DATA SEGMENT start

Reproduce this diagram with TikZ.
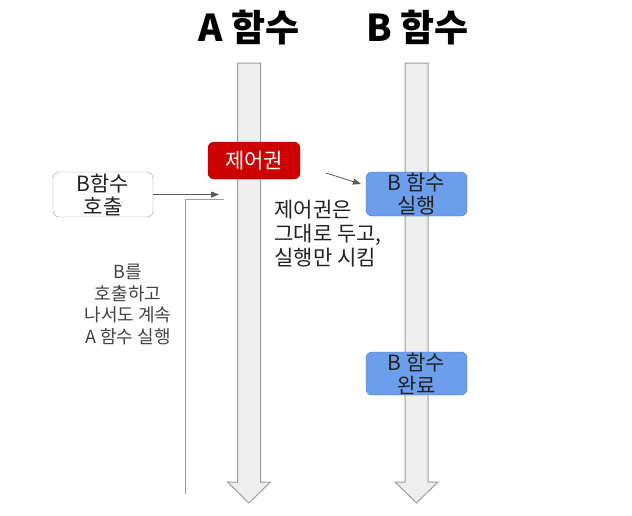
\documentclass[tikz,border=0pt]{standalone}
\usepackage{fontspec}
\setmainfont{Noto Sans CJK KR}
\usetikzlibrary{arrows.meta,positioning}
\definecolor{Red}{HTML}{CC0000}
\definecolor{RedLine}{HTML}{A00000}
\definecolor{Blue}{HTML}{6D9EEB}
\definecolor{BlueLine}{HTML}{3C78D8}
\definecolor{Lane}{HTML}{EEEEEE}
\definecolor{LaneLine}{HTML}{9E9E9E}
\definecolor{Muted}{HTML}{595959}
\definecolor{Ink}{HTML}{222222}

\begin{document}
\begin{tikzpicture}[x=1pt,y=-1pt,
        t/.style={font=\fontsize{37}{42}\selectfont\bfseries},
        b/.style={draw,rounded corners=6pt,align=center,inner sep=0pt,minimum width=101pt,minimum height=44pt,text=Ink,font=\fontsize{21}{23}\selectfont},
        lane/.style={draw=LaneLine,fill=Lane,line width=1pt},
        a/.style={-{Triangle[length=8pt,width=6pt]},draw=Muted,line width=0.8pt}]
        \useasboundingbox (0,0) rectangle (632,515);
        \foreach \c in {249,416.5}
          \draw[lane] (\c-11.5,63) -- (\c+11.5,63) -- (\c+11.5,482) -- (\c+21.5,482) -- (\c,503) -- (\c-21.5,482) -- (\c-11.5,482) -- cycle;
        \node[t] (ta) at (249,28) {A 함수};
        \node[t] (tb) at (417.5,28) {B 함수};
        \node[b,draw=RedLine,fill=Red,text=white,minimum width=92pt,minimum height=37pt,font=\fontsize{21}{24}\selectfont] (ctrl) at (254,160.5) {제어권};
        \node[b,draw=LaneLine,fill=white,minimum width=100pt,minimum height=45pt] (call) at (103,194.5) {B함수\\호출};
        \node[b,draw=BlueLine,fill=Blue] (run) at (416.5,194) {B 함수\\실행};
        \node[b,draw=BlueLine,fill=Blue,minimum height=43pt] (done) at (416.5,373.5) {B 함수\\완료};
        \node[anchor=west,align=left,text=Ink,font=\fontsize{21}{24}\selectfont] (keep) at (271,234) {제어권은\\그대로 두고,\\실행만 시킴};
        \node[align=center,text=Ink!85,font=\fontsize{18}{21.5}\selectfont] (cont) at (128,304.5) {B를\\호출하고\\나서도 계속\\A 함수 실행};
        \coordinate (callend) at (219,194.5);
        \coordinate (loopbot) at (185,494);
        \coordinate (looptop) at (224,199);
        \coordinate (ctrlout) at (326,173);
        \coordinate (runin) at (361,184);
        \draw[a] (call.east) -- (callend);
        \draw[draw=LaneLine,line width=1pt] (loopbot) |- (looptop);
        \draw[a] (ctrlout) -- (runin);
      \end{tikzpicture}
\end{document}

DATA SEGMENT end

WORK INSTRUCTIONS.
Ignore the images and quote every line of the listing exactly.

SOLUTION FOR THIS TASK.
Reproduce this diagram with TikZ.
\documentclass[tikz,border=0pt]{standalone}
\usepackage{fontspec}
\setmainfont{Noto Sans CJK KR}
\usetikzlibrary{arrows.meta,positioning}
\definecolor{Red}{HTML}{CC0000}
\definecolor{RedLine}{HTML}{A00000}
\definecolor{Blue}{HTML}{6D9EEB}
\definecolor{BlueLine}{HTML}{3C78D8}
\definecolor{Lane}{HTML}{EEEEEE}
\definecolor{LaneLine}{HTML}{9E9E9E}
\definecolor{Muted}{HTML}{595959}
\definecolor{Ink}{HTML}{222222}

\begin{document}
\begin{tikzpicture}[x=1pt,y=-1pt,
        t/.style={font=\fontsize{37}{42}\selectfont\bfseries},
        b/.style={draw,rounded corners=6pt,align=center,inner sep=0pt,minimum width=101pt,minimum height=44pt,text=Ink,font=\fontsize{21}{23}\selectfont},
        lane/.style={draw=LaneLine,fill=Lane,line width=1pt},
        a/.style={-{Triangle[length=8pt,width=6pt]},draw=Muted,line width=0.8pt}]
        \useasboundingbox (0,0) rectangle (632,515);
        \foreach \c in {249,416.5}
          \draw[lane] (\c-11.5,63) -- (\c+11.5,63) -- (\c+11.5,482) -- (\c+21.5,482) -- (\c,503) -- (\c-21.5,482) -- (\c-11.5,482) -- cycle;
        \node[t] (ta) at (249,28) {A 함수};
        \node[t] (tb) at (417.5,28) {B 함수};
        \node[b,draw=RedLine,fill=Red,text=white,minimum width=92pt,minimum height=37pt,font=\fontsize{21}{24}\selectfont] (ctrl) at (254,160.5) {제어권};
        \node[b,draw=LaneLine,fill=white,minimum width=100pt,minimum height=45pt] (call) at (103,194.5) {B함수\\호출};
        \node[b,draw=BlueLine,fill=Blue] (run) at (416.5,194) {B 함수\\실행};
        \node[b,draw=BlueLine,fill=Blue,minimum height=43pt] (done) at (416.5,373.5) {B 함수\\완료};
        \node[anchor=west,align=left,text=Ink,font=\fontsize{21}{24}\selectfont] (keep) at (271,234) {제어권은\\그대로 두고,\\실행만 시킴};
        \node[align=center,text=Ink!85,font=\fontsize{18}{21.5}\selectfont] (cont) at (128,304.5) {B를\\호출하고\\나서도 계속\\A 함수 실행};
        \coordinate (callend) at (219,194.5);
        \coordinate (loopbot) at (185,494);
        \coordinate (looptop) at (224,199);
        \coordinate (ctrlout) at (326,173);
        \coordinate (runin) at (361,184);
        \draw[a] (call.east) -- (callend);
        \draw[draw=LaneLine,line width=1pt] (loopbot) |- (looptop);
        \draw[a] (ctrlout) -- (runin);
      \end{tikzpicture}
\end{document}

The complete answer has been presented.